Equinix is meeting this challenge by "building an ecosystem of solutions that enable customers to assemble and deploy hybrid cloud solutions on top of our global infrastructure," according to Jacob Smith, VP bare metal strategy at Equinix.
That means the company continues to invest in its core colocation platform while simultaneously expanding more novel services -- like Network Edge, Equinix Metal and Equinix Fabric -- that give customers flexible deployment options for hybrid workloads.
Helping Enterprises Build Hybrid Cloud Faster
Asked about the pain points that Equinix aims to help colocation customers solve by supporting hybrid cloud architectures, Smith emphasized businesses' need to "move faster" first and foremost. The company's central goal is to deliver "an architecture that can evolve and scale over time in response to opportunities," he said.
He mentioned the importance of optimizing performance and costs, too, as considerations for enabling hybrid architectures, but he framed hybrid cloud primarily as a way for businesses to scale and adapt their existing workloads.
It would seem, then, that Equinix's key focus within the realm of hybrid cloud is on helping enterprises migrate from legacy architectures to hybrid alternatives in order to modernize their IT estates.
Smith did say that Equinix is seeing "strong growth from 'cloud natives going hybrid,'" meaning companies that already have agile cloud architectures in place but want to gain more control and better performance by extending them to hybrid architectures. Yet enterprises that want to "invest in moving faster and becoming more digital" are driving much of the interest in Equinix's hybrid offerings, he said.
Global Colocation Platform as a Key to Hybrid Cloud Success
Equinix, which in recent years has steadily expanded its global reach to include more than 200 data centers on five continents, aims to leverage the scale of its data center operation as a key differentiator for its hybrid cloud strategy.
"We’re building an ecosystem of solutions that enable customers to assemble and deploy hybrid cloud solutions on top of our global infrastructure," Smith said, adding that the company's large footprint is valuable to customers because it allows them to "place data and trusted digital assets literally at the center of the clouds, users, and other providers about which they care."
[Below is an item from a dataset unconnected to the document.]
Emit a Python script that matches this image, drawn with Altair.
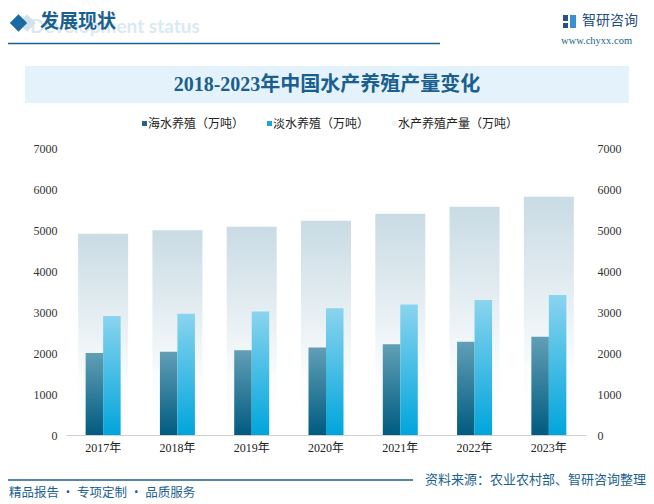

Given that one key motivation for migrating to a hybrid cloud architecture is to improve performance for user bases located in geographies that the public cloud alone can't serve well, it's unsurprising that Equinix is working to capitalize on the scale of its colocation platform when delivering hybrid cloud solutions. It's a strength that relatively few other colo providers can match.
Partnerships Play Critical Role in Equinix’s Hybrid Cloud Strategy
Despite its behemoth status in the colocation industry and its investment in in-house hybrid cloud solutions like Metal and Fabric, Equinix is leaning heavily on partnerships to help build out its suite of hybrid cloud offerings.
"Staying true to our core value of neutrality, we see partners as the critical part of Equinix's hybrid cloud strategy," Smith said. Equinix's network of partners that offer services relevant for hybrid use cases include OEM and storage vendors like Dell, Cisco, and Pure Storage, as well as companies rooted in "the wide world of open source software, SaaS, and DevOps tooling, where we are investing heavily," according to Smith.
Interestingly, he didn't bring up public cloud vendors as key partners in Equinix's hybrid strategy. Equinix does work actively with these companies to bring platforms like AWS Outposts and Azure Arc to its customers. Equinix interconnect services also integrate seamlessly with public cloud platforms.
It's clear, though, that Equinix sees the hybrid cloud landscape as being about more than merely integrating with hybrid cloud services offered by the public cloud vendors. Equinix appears equally -- if not more -- interested in investing in a broader set of services and platforms that allow its customers to build hybrid architectures using a wide variety of configurations.
In short, Equinix's hybrid cloud strategy centers around blending in-house technologies with partner solutions, including but not limited to those of public cloud vendors. And although its major focus to date appears to be on helping enterprises move into hybrid architectures in order to gain speed and agility, the company is also eying businesses that already are cloud-native but want more performance and control than they can achieve through the public cloud alone.